Ainsi le préjudice subi par la société Are & Why sera évalué à la somme de 175 000 euros, à déduire celle de 3 700 euros qu'elle indique avoir reçue de son assureur au titre du vol, soit 171 300 euros.
La société Shurgard qui a donc engagé sa responsabilité contractuelle, sera condamnée à payer à la société Are & Why, à titre de dommages et intérêts, en réparation du préjudice subi, la somme de 171 300 euros.
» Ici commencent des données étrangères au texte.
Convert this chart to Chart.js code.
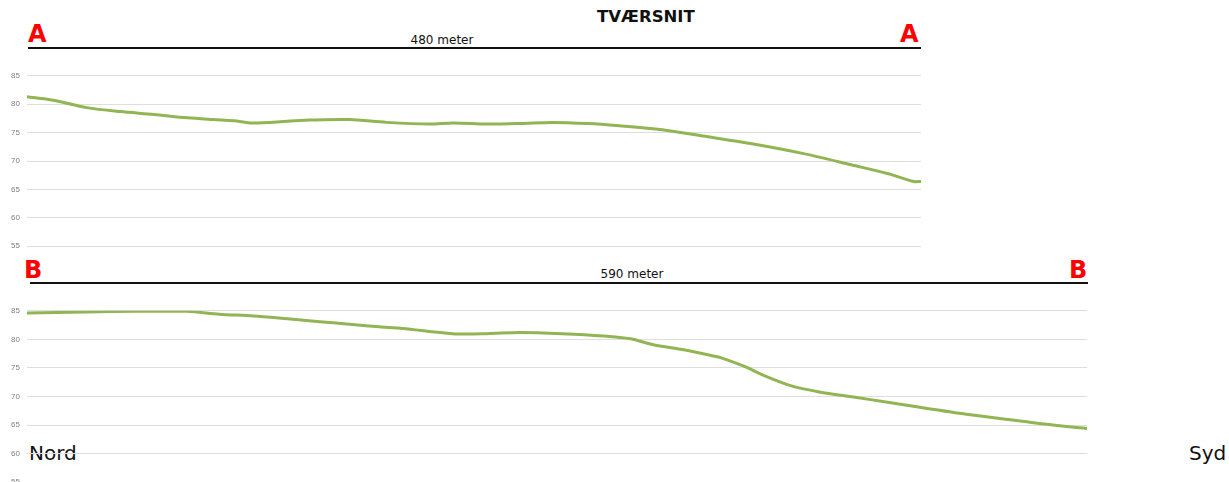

La société Shugard sera condamnée aux dépens d'appel et condamnée à payer à la société Are & Why une indemnité de procédure de 4 000 euros.
PAR CES MOTIFS :
La cour,
DECLARE irrecevables les conclusions notifiées par la société Shurgard le 16 novembre 2016 ;
REFORME le jugement rendu par le tribunal de commerce de Paris le 25 septembre 2014 sur le montant de l'indemnisation du préjudice subi par la société Are & Why,
Statuant à nouveau et y ajoutant,
DIT que la société Shurgard est responsable du préjudice subi par la société Are & Why ;
CONDAMNE la société Shurgard à payer à la société Are & Why, à titre de dommages et intérêts, en réparation du préjudice subi, la somme de 171 300 euros ;
CONFIRME le jugement pour le surplus de ses dispositions ;
CONDAMNE la société Shurgard aux dépens d'appel ;
CONDAMNE la société Shurgard à payer à la société Are & Why la somme de 4 000 euros en application de l'article 700 du code de procédure civile.